Dad splitting up the Rolos when we'd go to the movies as a family.

Dad's Oscar night contest for FHE that one year. I won, of course. My prizes were Fiddle Faddle and a big handheld mirror with a strip of paper he'd printed on the computer that said, "I'm the best."

Dad kissing Mom in the kitchen and all of us being grossed out. This happened a lot.

Watching "Jeopardy" with Dad.

Going to the temple with Dad when he took his mom's name through for baptism and confirmation (1993, I think) and being there when his parents were sealed and he was sealed to them (1998?). And our testimony meeting afterward.

Dad's smile. It was awesome. And just so goofy.

Dad always letting me beat him at arm wrestling.

Dad getting all bundled up to get rid of the hornets nest outside Amy and Jen's bedroom window. Do you guys remember that? Remember he wore the big welding gloves?


The way Dad always addressed waiters and waitresses by name and was so nice to them.

I don't remember this, but the Heebie Jeebies story has always been one of my favorites.

There are so many things. We Geers really do have lives chock full of fantastic moments.

I came down with the stomach flu today and had to leave work early. When I haven't been sleeping, I have spent some time reading 1776 (which I started a while ago, so I'm not copying you, Jen). Being sick and reading a history book is so like my dad. I feel close to him today.

This is poorly written, but I'm lacking the proper nutrition to write clearly.

I love you, Daddy. Thanks for being you.

4 comments:

Jen said...

Jessica,

Wow, thanks for sharing these. Some of these things I had forgotten and some I wasn't around for.

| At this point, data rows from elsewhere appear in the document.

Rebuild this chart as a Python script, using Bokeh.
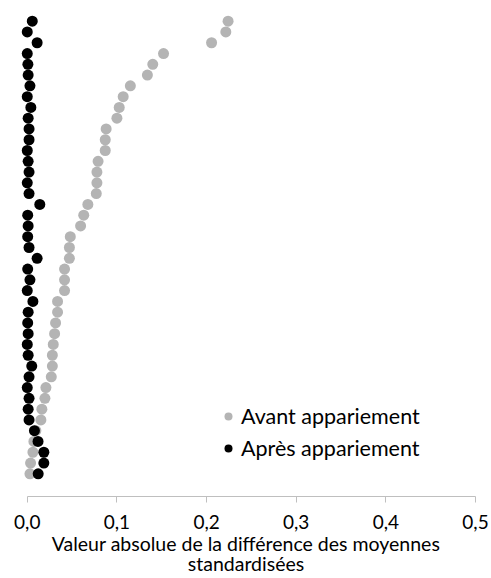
from bokeh.plotting import figure
from bokeh.models import ColumnDataSource, Range1d, CustomJSTickFormatter, FixedTicker, Legend, LegendItem
from bokeh.embed import file_html
from bokeh.resources import INLINE

# Values (top row first)
avant = [0.224, 0.2215, 0.2056, 0.152, 0.140, 0.134, 0.115, 0.107, 0.1026, 0.100,
         0.088, 0.087, 0.087, 0.079, 0.0777, 0.0777, 0.077, 0.0676, 0.063, 0.0595,
         0.048, 0.047, 0.047, 0.0416, 0.0416, 0.0416, 0.0338, 0.0338, 0.0316, 0.0305,
         0.029, 0.028, 0.028, 0.0268, 0.0208, 0.0197, 0.0163, 0.0152, 0.0096, 0.0074,
         0.0063, 0.0037, 0.003]
apres = [0.0056, 0.0, 0.011, 0.0, 0.0007, 0.001, 0.003, 0.0, 0.004, 0.001,
         0.002, 0.002, 0.0, 0.001, 0.002, 0.0, 0.002, 0.014, 0.0005, 0.001,
         0.0005, 0.002, 0.011, 0.0005, 0.003, 0.0, 0.0063, 0.001, 0.0005, 0.001,
         0.0, 0.001, 0.005, 0.002, 0.0, 0.002, 0.001, 0.002, 0.008, 0.012,
         0.0185, 0.0185, 0.0122]
rows = list(range(len(avant), 0, -1))
x_ticks = [0.0, 0.1, 0.2, 0.3, 0.4, 0.5]
series_labels = ["Avant appariement", "Après appariement"]
x_title = "Valeur absolue de la différence des moyennes\nstandardisées"

FONT = "Lato"

p = figure(width=491, height=578, output_backend="svg", toolbar_location=None,
           x_range=Range1d(-0.012, 0.5), y_range=Range1d(-1.107, 44.457),
           min_border_left=16, min_border_right=16, min_border_top=5, min_border_bottom=82)
p.outline_line_color = None
p.grid.visible = False
p.yaxis.visible = False

src_a = ColumnDataSource(dict(x=avant, y=rows))
src_b = ColumnDataSource(dict(x=apres, y=rows))
ra = p.scatter("x", "y", source=src_a, size=11, fill_color="#b4b4b4", line_color=None)
rb = p.scatter("x", "y", source=src_b, size=11, fill_color="#000000", line_color=None)

ax = p.xaxis[0]
ax.bounds = (0, 0.5)
ax.ticker = FixedTicker(ticks=x_ticks)
ax.formatter = CustomJSTickFormatter(code="return tick.toFixed(1).replace('.', ',');")
ax.axis_line_color = "#bfbfbf"
ax.major_tick_line_color = "#bfbfbf"
ax.major_tick_out = 6
ax.major_tick_in = 0
ax.minor_tick_line_color = None
ax.major_label_text_font = FONT
ax.major_label_text_font_size = "19px"
ax.major_label_text_color = "#000000"
ax.major_label_standoff = 12
ax.axis_label = x_title
ax.axis_label_text_font = FONT
ax.axis_label_text_font_size = "19.5px"
ax.axis_label_text_line_height = 0.9
ax.axis_label_text_font_style = "normal"
ax.axis_label_text_color = "#000000"
ax.axis_label_standoff = 0

legend = Legend(items=[LegendItem(label=series_labels[0], renderers=[ra]),
                       LegendItem(label=series_labels[1], renderers=[rb])],
                location=(201, 35), padding=0, margin=0, spacing=6,
                glyph_width=22, glyph_height=20, label_standoff=2,
                label_text_font=FONT, label_text_font_size="21.5px",
                label_text_color="#000000",
                border_line_color=None, background_fill_alpha=0)
p.add_layout(legend, "center")

open("out.html", "w").write(file_html(p, INLINE))
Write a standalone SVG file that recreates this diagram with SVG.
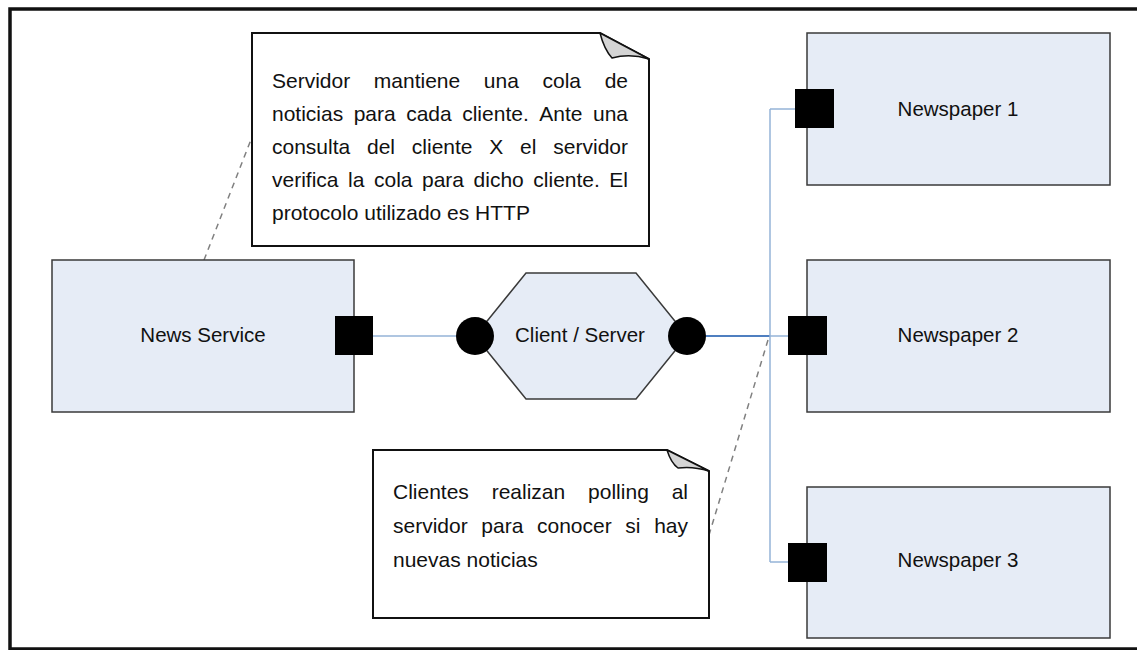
<svg xmlns="http://www.w3.org/2000/svg" width="1137" height="650" viewBox="0 0 1137 650">
<style>
.node{fill:#e6ecf6;stroke:#3a3a3a;stroke-width:1.5}
.port{fill:#000}
.lbl{font-family:"Liberation Sans",Arial,sans-serif;font-size:20.5px;fill:#111;text-anchor:middle}
.nt{font-family:"Liberation Sans",Arial,sans-serif;font-size:21px;fill:#111}
.note{fill:#fff;stroke:#111;stroke-width:2}
.fold{fill:#d4d4d4;stroke:#111;stroke-width:1.5;stroke-linejoin:round}
.wire{stroke:#95b3d7;stroke-width:1.5;fill:none}
.wire2{stroke:#4f7fc0;stroke-width:2;fill:none}
.anchor{stroke:#808080;stroke-width:1.5;stroke-dasharray:6 5;fill:none}
</style>
<rect width="1137" height="650" fill="#fff"/>
<rect x="10" y="9" width="1140" height="640" fill="none" stroke="#111" stroke-width="3.5"/>
<g id="connectors">
<path class="wire" d="M373,336 H456"/>
<path class="wire2" d="M706,336 H770"/>
<path class="wire" d="M770,336 H788"/>
<path class="wire" d="M770,109 V562"/>
<path class="wire" d="M770,109 H795"/>
<path class="wire" d="M770,562 H788"/>
<path class="anchor" d="M204,260 L252,137"/>
<path class="anchor" d="M768,340 L709,535"/>
</g>
<g id="news-service">
<rect class="node" x="52" y="260" width="302" height="152"/>
<text class="lbl" x="203" y="342">News Service</text>
<rect class="port" x="335" y="316" width="38" height="39"/>
</g>
<g id="client-server">
<polygon class="node" points="526,273 636,273 687,336 636,399 526,399 475,336"/>
<text class="lbl" x="580" y="342">Client / Server</text>
<circle class="port" cx="475" cy="336" r="19"/>
<circle class="port" cx="687" cy="336" r="19"/>
</g>
<g id="newspaper-1">
<rect class="node" x="807" y="33" width="303" height="152"/>
<text class="lbl" x="958" y="116">Newspaper 1</text>
<rect class="port" x="795" y="89" width="39" height="39"/>
</g>
<g id="newspaper-2">
<rect class="node" x="807" y="260" width="303" height="152"/>
<text class="lbl" x="958" y="342">Newspaper 2</text>
<rect class="port" x="788" y="316" width="39" height="39"/>
</g>
<g id="newspaper-3">
<rect class="node" x="807" y="487" width="303" height="151"/>
<text class="lbl" x="958" y="567">Newspaper 3</text>
<rect class="port" x="788" y="543" width="39" height="39"/>
</g>
<g id="note-server">
<path class="note" d="M252,33 H600 L649,59 V246 H252 Z"/>
<path class="fold" d="M600,33 Q604,49 612,58 Q630,53 649,59 Z"/>
<text class="nt" y="88"><tspan x="272">Servidor</tspan><tspan x="373.8">mantiene</tspan><tspan x="483.8">una</tspan><tspan x="542.5">cola</tspan><tspan x="628" text-anchor="end">de</tspan></text>
<text class="nt" y="121"><tspan x="272">noticias</tspan><tspan x="353.7">para</tspan><tspan x="406.2">cada</tspan><tspan x="462.2">cliente.</tspan><tspan x="539.3">Ante</tspan><tspan x="628" text-anchor="end">una</tspan></text>
<text class="nt" y="154"><tspan x="272">consulta</tspan><tspan x="367">del</tspan><tspan x="411.8">cliente</tspan><tspan x="489.3">X</tspan><tspan x="520.1">el</tspan><tspan x="628" text-anchor="end">servidor</tspan></text>
<text class="nt" y="187"><tspan x="272">verifica</tspan><tspan x="348.1">la</tspan><tspan x="374">cola</tspan><tspan x="422">para</tspan><tspan x="473.6">dicho</tspan><tspan x="533.3">cliente.</tspan><tspan x="628" text-anchor="end">El</tspan></text>
<text class="nt" x="272" y="220">protocolo utilizado es HTTP</text>
</g>
<g id="note-clients">
<path class="note" d="M373,450 H667 L709,471 V618 H373 Z"/>
<path class="fold" d="M667,450 Q671,463 678,468 Q693,466 709,471 Z"/>
<text class="nt" y="499"><tspan x="393">Clientes</tspan><tspan x="491.7">realizan</tspan><tspan x="588.1">polling</tspan><tspan x="688" text-anchor="end">al</tspan></text>
<text class="nt" y="533"><tspan x="393">servidor</tspan><tspan x="481.3">para</tspan><tspan x="537">conocer</tspan><tspan x="625.3">si</tspan><tspan x="688" text-anchor="end">hay</tspan></text>
<text class="nt" x="393" y="567">nuevas noticias</text>
</g>
</svg>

Rachel you had better print these off too. I still need my "Dad binder".

I didn't think you were copying me Jess, but if you had it would've been okay :) I got over that whole "copying" thing like 100 years ago.

-Jen

heathermommy said...

Jess

I love your list. We are so blessed to have a great dad. I remember the experince weel when dad was sealed to his parents. that was an awesome day.

P.S. Mom does have awesome legs. I wish I had inherited those!!

Rachel said...

I guess I really should have done a post on my blog about Dad yesterday, but I just didn't have it in me. Besides you girls really did a great job. I actually had a new experience with Dad just this past week. Maybe I'll end posting about that when I feel emotionally stable enough to write about it. I will of course be printing this to add to my binder. Love you, Jess! Feel better!
Rach

Brenda said...

Jessica, that was awesome! I loved reading it.

I have a friend who lost her son 4 years ago, and she is still in the depression stage of grieving. She regularly writes about what a hard time she is having. What a wonderful perspective the gospel gives us! It doesn't take away the loss, but it gives us hope and allows us to focus more on the joys of having someone as a part of our lives.

And it is so wonderful to have the temple and be just a little closer to the other side of the veil.

I love you too, Jessica! You are always an inspiration to me!